Fantasy Points’ coverage matchup tool determines which players have the best matchups based on the types and rates of coverage their opponents use. Based on this, Ertz draws the most favorable assignment against Kansas City, and he is expected to see a bump of about 22.1%. Samuel’s matchup is somewhat neutral (+1.3%) based on types and rates of coverage, and McLaurin doesn’t meet the minimum qualifications to receive a score.
PFF’s matchup tool is player-focused. According to their model, Mariota and all Commanders’ WRs draw poor matchups, while Ertz’s matchup grades out as fair.
Ertz has been pretty underwhelming as a fantasy asset in 2025. He is not a target earner—this, despite having an extended run without McLaurin (or Austin Ekeler, who has been out since Week 2 with a season-ending torn Achilles). He is barely efficient, and he wouldn’t be at all if it weren’t for his four TDs (T-3rd).

All told, Ertz is a pretty scary TE to continue to run with at this point, and it may be that he’s just finally reached the end of the road; Ertz turns 35 in November. Based on a simple TDs/Yds model, he’s a candidate to regress negatively, having scored more than two TDs over expected.
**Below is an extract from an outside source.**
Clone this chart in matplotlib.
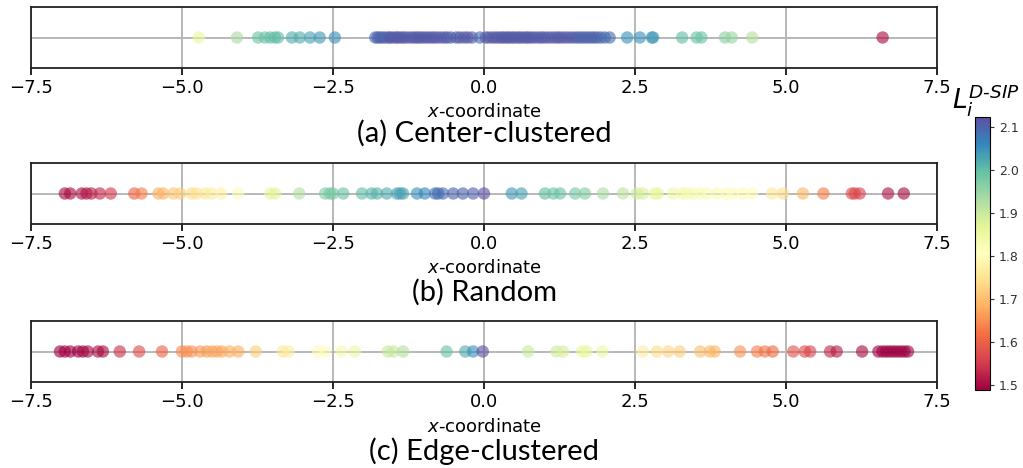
import numpy as np
import matplotlib
matplotlib.use("Agg")
import matplotlib.pyplot as plt
from matplotlib.colors import Normalize

# (a) center-clustered: x positions and L_i^{D-SIP} values
x_center = [-4.72, -4.09, -3.74, -3.63, -3.54, -3.46, -3.41, -3.18, -3.05, -2.88, -2.72, -2.47,
            -1.80, -1.76, -1.72, -1.68, -1.63, -1.58, -1.55, -1.50, -1.45, -1.42, -1.37, -1.33,
            -1.28, -1.22, -1.17, -1.12, -1.08, -1.03, -0.98, -0.93, -0.88, -0.83, -0.78, -0.72,
            -0.66, -0.61, -0.55, -0.46, -0.40, -0.33, -0.27, -0.20, -0.07, 0.03, 0.08, 0.14,
            0.19, 0.24, 0.29, 0.33, 0.38, 0.42, 0.47, 0.51, 0.56, 0.60, 0.65, 0.70, 0.74, 0.79,
            0.84, 0.90, 0.95, 1.00, 1.06, 1.12, 1.18, 1.23, 1.28, 1.34, 1.40, 1.46, 1.52, 1.57,
            1.62, 1.67, 1.72, 1.77, 1.82, 1.87, 1.93, 2.00, 2.08,
            2.37, 2.58, 2.78, 2.80, 3.28, 3.52, 3.60, 3.99, 4.10, 4.44, 6.60]
l_center = [1.86, 1.93, 1.99, 1.99, 2.00, 2.00, 2.00, 2.02, 2.02, 2.03, 2.04, 2.05,
            2.09, 2.10, 2.10, 2.10, 2.10, 2.10, 2.11, 2.11, 2.11, 2.11, 2.11, 2.11,
            2.11, 2.11, 2.11, 2.11, 2.11, 2.11, 2.11, 2.11, 2.11, 2.11, 2.11, 2.11,
            2.11, 2.11, 2.10, 2.11, 2.11, 2.11, 2.11, 2.11, 2.09, 2.11, 2.11, 2.11,
            2.11, 2.11, 2.11, 2.11, 2.11, 2.11, 2.11, 2.11, 2.11, 2.11, 2.11, 2.11, 2.11, 2.11,
            2.11, 2.11, 2.11, 2.11, 2.11, 2.11, 2.11, 2.11, 2.11, 2.11, 2.11, 2.11, 2.11, 2.10,
            2.10, 2.10, 2.10, 2.10, 2.10, 2.10, 2.10, 2.09, 2.09,
            2.05, 2.05, 2.04, 2.04, 2.00, 1.99, 1.99, 1.96, 1.95, 1.92, 1.50]

# (b) random
x_random = [-6.94, -6.85, -6.66, -6.58, -6.50, -6.36, -6.18, -5.79, -5.67, -5.39, -5.31, -5.14,
            -5.03, -4.84, -4.76, -4.62, -4.51, -4.35, -4.07, -3.54, -3.46, -3.06, -2.63, -2.55,
            -2.50, -2.33, -2.02, -1.86, -1.77, -1.61, -1.44, -1.39, -1.34, -1.11, -0.98, -0.81,
            -0.76, -0.68, -0.51, -0.35, -0.18, 0.00, 0.46, 0.62, 1.01, 1.15, 1.26, 1.51, 1.67,
            1.97, 2.30, 2.53, 2.63, 2.83, 2.88, 3.13, 3.28, 3.36, 3.46, 3.58, 3.69, 3.86, 4.02,
            4.12, 4.29, 4.44, 4.77, 4.95, 5.28, 5.62, 6.09, 6.14, 6.22, 6.69, 6.95]
l_random = [1.50, 1.50, 1.51, 1.51, 1.52, 1.53, 1.55, 1.60, 1.63, 1.68, 1.69, 1.71,
            1.72, 1.74, 1.75, 1.76, 1.77, 1.78, 1.81, 1.86, 1.87, 1.92, 1.97, 1.98,
            1.98, 1.99, 2.00, 2.01, 2.01, 2.02, 2.03, 2.03, 2.03, 2.05, 2.06, 2.08,
            2.09, 2.09, 2.10, 2.10, 2.10, 2.12, 2.04, 2.03, 2.00, 1.99, 1.99, 1.98, 1.97,
            1.93, 1.91, 1.89, 1.88, 1.86, 1.86, 1.84, 1.84, 1.83, 1.83, 1.82, 1.82, 1.82, 1.81,
            1.81, 1.80, 1.80, 1.76, 1.74, 1.69, 1.63, 1.57, 1.57, 1.56, 1.51, 1.50]

# (c) edge-clustered
x_edge = [-7.02, -6.94, -6.85, -6.72, -6.64, -6.56, -6.39, -6.31, -6.03, -5.71, -5.33, -5.00,
          -4.92, -4.84, -4.70, -4.59, -4.50, -4.42, -4.34, -4.21, -4.07, -3.78, -3.33, -3.24,
          -2.75, -2.63, -2.36, -2.14, -1.59, -1.50, -1.34, -0.62, -0.31, -0.18, -0.02, 0.73,
          1.20, 1.31, 1.62, 1.70, 1.96, 2.63, 2.86, 3.05, 3.24, 3.58, 3.74, 3.82, 4.24, 4.52,
          4.65, 4.78, 5.12, 5.31, 5.40, 5.73, 5.84, 6.26, 6.53, 6.60, 6.66, 6.72, 6.78, 6.84,
          6.90, 6.96, 7.02]
l_edge = [1.49, 1.49, 1.49, 1.49, 1.49, 1.50, 1.50, 1.50, 1.54, 1.57, 1.60, 1.64,
          1.65, 1.65, 1.66, 1.66, 1.67, 1.67, 1.67, 1.68, 1.68, 1.72, 1.76, 1.77,
          1.80, 1.81, 1.83, 1.85, 1.90, 1.90, 1.92, 1.99, 2.02, 2.05, 2.12, 1.90,
          1.89, 1.88, 1.86, 1.86, 1.85, 1.77, 1.74, 1.73, 1.72, 1.70, 1.69, 1.69, 1.65, 1.63,
          1.62, 1.61, 1.58, 1.57, 1.56, 1.53, 1.52, 1.50, 1.49, 1.49, 1.49, 1.49, 1.49, 1.49,
          1.49, 1.49, 1.49]

captions = ["(a) Center-clustered", "(b) Random", "(c) Edge-clustered"]
xticks = [-7.5, -5.0, -2.5, 0.0, 2.5, 5.0, 7.5]
cbar_ticks = [1.5, 1.6, 1.7, 1.8, 1.9, 2.0, 2.1]

W, H = 1023, 468
fig = plt.figure(figsize=(W / 100, H / 100), dpi=100)
norm = Normalize(vmin=1.488, vmax=2.123)
cmap = plt.get_cmap("Spectral")

panels = [(x_center, l_center), (x_random, l_random), (x_edge, l_edge)]
tops = [7, 163, 321]          # axes top, in pixels
label_y = [112, 268, 427]     # x-label centre, pixels
cap_y = [133, 292, 451]       # caption centre, pixels
ax_h = 61

for i, (xs, ls) in enumerate(panels):
    ax = fig.add_axes([31 / W, 1 - (tops[i] + ax_h) / H, 906 / W, ax_h / H])
    ax.scatter(xs, np.zeros(len(xs)), c=ls, cmap=cmap, norm=norm,
               s=80, alpha=0.62, edgecolors="none", zorder=3)
    ax.set_xlim(-7.5, 7.5)
    ax.set_ylim(-1, 1)
    ax.set_xticks(xticks)
    ax.set_xticklabels(["\u22127.5", "\u22125.0", "\u22122.5", "0.0", "2.5", "5.0", "7.5"])
    ax.set_yticks([0])
    ax.set_yticklabels([])
    ax.tick_params(axis="y", length=0)
    ax.tick_params(axis="x", labelsize=13, length=5, width=1.2, pad=3)
    ax.grid(True, color="#b8b8b8", linewidth=1.4, zorder=0)
    ax.set_axisbelow(True)
    for sp in ax.spines.values():
        sp.set_linewidth(1.3)
        sp.set_color("#222222")
    fig.text(484 / W, 1 - label_y[i] / H, "$x$-coordinate", fontsize=13,
             ha="center", va="center")
    fig.text(484 / W, 1 - cap_y[i] / H, captions[i], fontsize=21,
             family="Lato", ha="center", va="center")

cax = fig.add_axes([975 / W, 1 - 390 / H, 15 / W, 273 / H])
cb = fig.colorbar(plt.cm.ScalarMappable(norm=norm, cmap=cmap), cax=cax)
cb.set_ticks(cbar_ticks)
cb.ax.tick_params(labelsize=9, length=3, colors="#333333")
cb.outline.set_linewidth(0.8)
fig.text(986 / W, 1 - 100 / H, r"$L_i^{D\text{-}SIP}$", fontsize=19,
         ha="center", va="center")

fig.savefig("out.png", dpi=100)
Washington is expected to fare relatively badly in pass protection against the Chiefs. According to Fantasy Points’ OL/DL matchup tool, they have the second-worst matchup of the week.

Mariota handles pressure fairly well, curating a 72.1 QB Rating under duress (24th). He has actually maintained a minimal amount of reduction in QB Rating under pressure vs. from a clean pocket throughout his career.
Rookie RB Jacory Croskey-Merritt is coming off a disappointing week against a highly flawed Dallas defense, but the Commanders’ running game has otherwise been relatively reliable.

Croskey-Merritt is seventh in rushing yards over expected (RYOE) per attempt (+1.12) and 10th in fantasy points over expected (FPOE) per game (2.4). With good efficiency, it was expected that his role would expand, and it has. In the past two weeks, he has had a 60% snap share and 51% of team rushing attempts. Unfortunately, he is a relative non-factor in the passing game, so the Commanders will need to buck the ramifications of their highly negative point spread and the negative game script it would imply for him to maintain a meaningful workload.
If the team does get behind, look for RB Jeremy McNichols to factor. He has operated as the team’s passing-down back since Ekeler went down in Week 2. His involvement has also only increased, culminating in a 13% market share over the past two weeks. Of course, with McLaurin and Samuel healthy, the circumstances around McNichols’ share have changed, but as stout as the Chiefs’ defense has been against RBs, they are susceptible to being beaten by a pass-catching RB.